O caminho seria a volta do financiamento privado?
Terá de ser financiamento privado. Você teve um aprendizado. Em cima desse aprendizado tem de fazer as novas regras. Não adianta fazer coisas da perspectiva acadêmica. Tem de saber o que aconteceu.É o caso da corrupção. Não tenho dúvida de que, apesar de alguns abusos, o movimento de combater a corrupção é correto. Não adianta achar que o Poder Judiciário vai solucionar o problema, porque o Judiciário trabalha com o passado. Ele examina as condutas do passado e aplica penas no futuro. Só. Tem de se fazer uma leitura lúcida das causas que autorizaram o mecanismo de corrupção e mudanças nas regras do jogo. O caso mais óbvio: a licitação. É preciso começar mudando a Lei das Licitações.

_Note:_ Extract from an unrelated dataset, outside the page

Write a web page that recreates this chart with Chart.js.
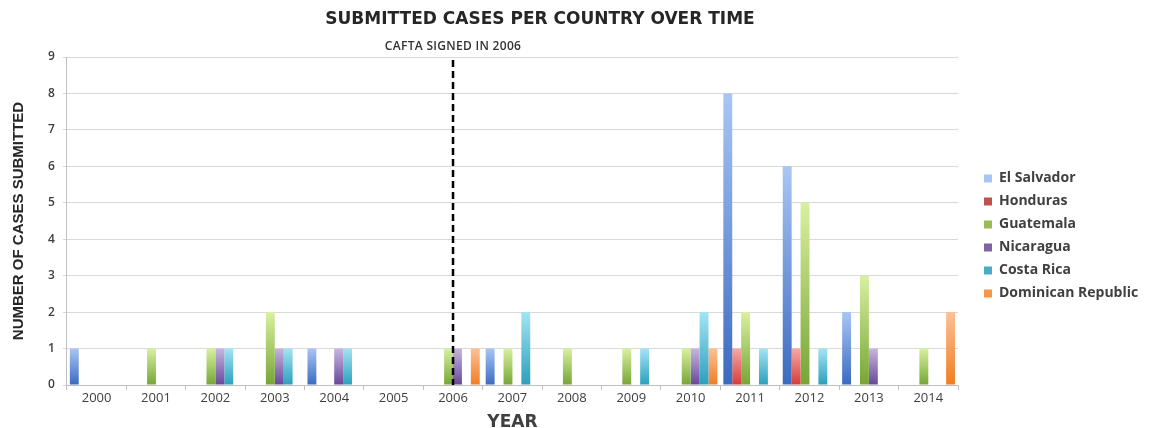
<!DOCTYPE html>
<html><head><meta charset="utf-8">
<script src="https://cdn.jsdelivr.net/npm/chart.js@4.4.0/dist/chart.umd.min.js"></script>
<style>html,body{margin:0;padding:0;background:#fff}#wrap{width:1153px;height:428px}</style>
</head><body><div id="wrap"><canvas id="c"></canvas></div>
<script>
const years = ['2000','2001','2002','2003','2004','2005','2006','2007','2008','2009','2010','2011','2012','2013','2014'];
const elSalvador = [1,0,0,0,1,0,0,1,0,0,0,8,6,2,0];
const honduras   = [0,0,0,0,0,0,0,0,0,0,0,1,1,0,0];
const guatemala  = [0,1,1,2,0,0,1,1,1,1,1,2,5,3,1];
const nicaragua  = [0,0,1,1,1,0,1,0,0,0,1,0,0,1,0];
const costaRica  = [0,0,1,1,1,0,0,2,0,1,2,1,1,0,0];
const dominican  = [0,0,0,0,0,0,1,0,0,0,1,0,0,0,2];
const seriesNames = ['El Salvador','Honduras','Guatemala','Nicaragua','Costa Rica','Dominican Republic'];
const yTicks = [0,1,2,3,4,5,6,7,8,9];
const markerYear = '2006';
const markerLabel = 'CAFTA SIGNED IN 2006';
const chartTitle = 'SUBMITTED CASES PER COUNTRY OVER TIME';

const palette = [
  ['#a9c6f3','#3a6ac0','#4f81bd'],
  ['#f5a9a6','#d63c37','#c0504d'],
  ['#d9f0a0','#76a535','#9bbb59'],
  ['#c6b6df','#67479a','#8064a2'],
  ['#a3e4f4','#2a9fbc','#4bacc6'],
  ['#fcc196','#f07d22','#f79646']
];
function grad(i){
  return (ctx) => {
    const chart = ctx.chart;
    const v = ctx.raw;
    if (!chart.chartArea || ctx.type !== 'data' || !v) return palette[i][2];
    const y = chart.scales.y;
    const g = chart.ctx.createLinearGradient(0, y.getPixelForValue(v), 0, y.getPixelForValue(0));
    g.addColorStop(0, palette[i][0]);
    g.addColorStop(1, palette[i][1]);
    return g;
  };
}
const allData = [elSalvador, honduras, guatemala, nicaragua, costaRica, dominican];
const datasets = allData.map((d,i)=>({label: seriesNames[i], data: d, backgroundColor: grad(i), borderWidth:0, barPercentage:1.0, categoryPercentage:0.9}));

const legendPlace = {
  id:'legendPlace',
  afterInit(chart){
    const lg = chart.legend;
    if (lg) {
      const f = lg.fit;
      lg.fit = function(){ f.call(this); this.width = 195; };
    }
  },
  afterLayout(chart){
    const lg = chart.legend;
    if (lg) {
      lg.left += 17; lg.width -= 17;
      lg.top -= 9; lg.bottom -= 9;
    }
  }
};

const overlay = {
  id:'overlay',
  afterDatasetsDraw(chart){
    const {ctx, chartArea, scales} = chart;
    const x = scales.x.getPixelForValue(years.indexOf(markerYear));
    ctx.save();
    ctx.strokeStyle = '#000';
    ctx.lineWidth = 2.5;
    ctx.setLineDash([7,4]);
    ctx.beginPath();
    ctx.moveTo(x, chartArea.top + 3);
    ctx.lineTo(x, chartArea.bottom);
    ctx.stroke();
    ctx.setLineDash([]);
    ctx.fillStyle = '#333';
    ctx.font = '600 12px "Open Sans", sans-serif';
    ctx.textAlign = 'center';
    ctx.textBaseline = 'middle';
    try { ctx.letterSpacing = '0.3px'; } catch(e) {}
    ctx.fillText(markerLabel, x, chartArea.top - 10);
    try { ctx.letterSpacing = '0px'; } catch(e) {}
    ctx.fillStyle = '#262626';
    ctx.font = 'bold 17px "DejaVu Sans", sans-serif';
    ctx.fillText(chartTitle, 540, 20);
    ctx.restore();
  }
};

new Chart(document.getElementById('c'), {
  type:'bar',
  data:{labels: years, datasets},
  plugins:[legendPlace, overlay],
  options:{
    responsive:true, maintainAspectRatio:false, animation:false,
    layout:{padding:{top:57,left:10,right:0,bottom:-5}},
    plugins:{
      title:{display:false},
      tooltip:{enabled:false},
      legend:{
        position:'right',
        labels:{boxWidth:8, boxHeight:8, padding:9, color:'#404040', font:{family:'"Open Sans", sans-serif', size:14, weight:'bold'}}
      }
    },
    scales:{
      x:{
        grid:{display:true, drawOnChartArea:false, offset:true, tickLength:5, color:'#bfbfbf'},
        border:{color:'#bfbfbf'},
        ticks:{color:'#404040', font:{family:'"Open Sans", sans-serif', size:13}, padding:0},
        title:{display:true, text:'YEAR', color:'#404040', font:{family:'"DejaVu Sans", sans-serif', size:17, weight:'bold'}, padding:{top:7,bottom:0}}
      },
      y:{
        min:0, max:9,
        afterBuildTicks(scale){ scale.ticks = yTicks.map(v=>({value:v})); },
        ticks:{color:'#404040', font:{family:'"Open Sans", sans-serif', size:12, weight:'600'}, padding:8},
        grid:{color:'#d9d9d9', tickLength:4},
        border:{color:'#bfbfbf'},
        title:{display:true, text:'NUMBER OF CASES SUBMITTED', color:'#262626', font:{family:'"Liberation Sans", sans-serif', size:15, weight:'bold'}, padding:{top:0,bottom:12}}
      }
    }
  }
});
</script></body></html>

Quem poderia liderar esse processo?
Pessoas que conheçam o assunto. Não é um personagem que tem um grande trabalho, um grande livro sobre o assunto, porque são teóricos. Tem de consultar quem conhece os mecanismos, sabe como acontece. No Executivo, há quadros extraordinários. A lei que exige indicações técnicas para diretorias de empresas públicas foi um grande avanço. Antes, as estatais eram cabides. Estamos nos ajeitando, mas precisamos aproveitar esse movimento que identificou formas de corrupção para brecar na parte institucionalizada. Mudar a regra do jogo.
Uma Constituinte seria o remédio?
De jeito nenhum. Na campanha de 1986, só se falava de “conquistas sociais”. Aprendi lá na Câmara que conquista social é sempre privilégio de corporação. E os grupos de pressão atuariam para aumentar os direitos, sem se preocupar com o financiamento.
Por onde começar?
Com diálogo. E há um problema: o ódio, que é uma variável nova na relação política. Lá em 1987, o doutor Ulysses (Guimarães, presidente histórico do PMDB) nos dizia que, em política, até a raiva é combinada.
Havia civilidade. Isso acabou?
Hoje, é pontapé para todo lado. Fica muito difícil. Agora, tem de começar a fazer algo, sob pena de termos um enorme desastre em 2018. E seremos responsáveis por isso.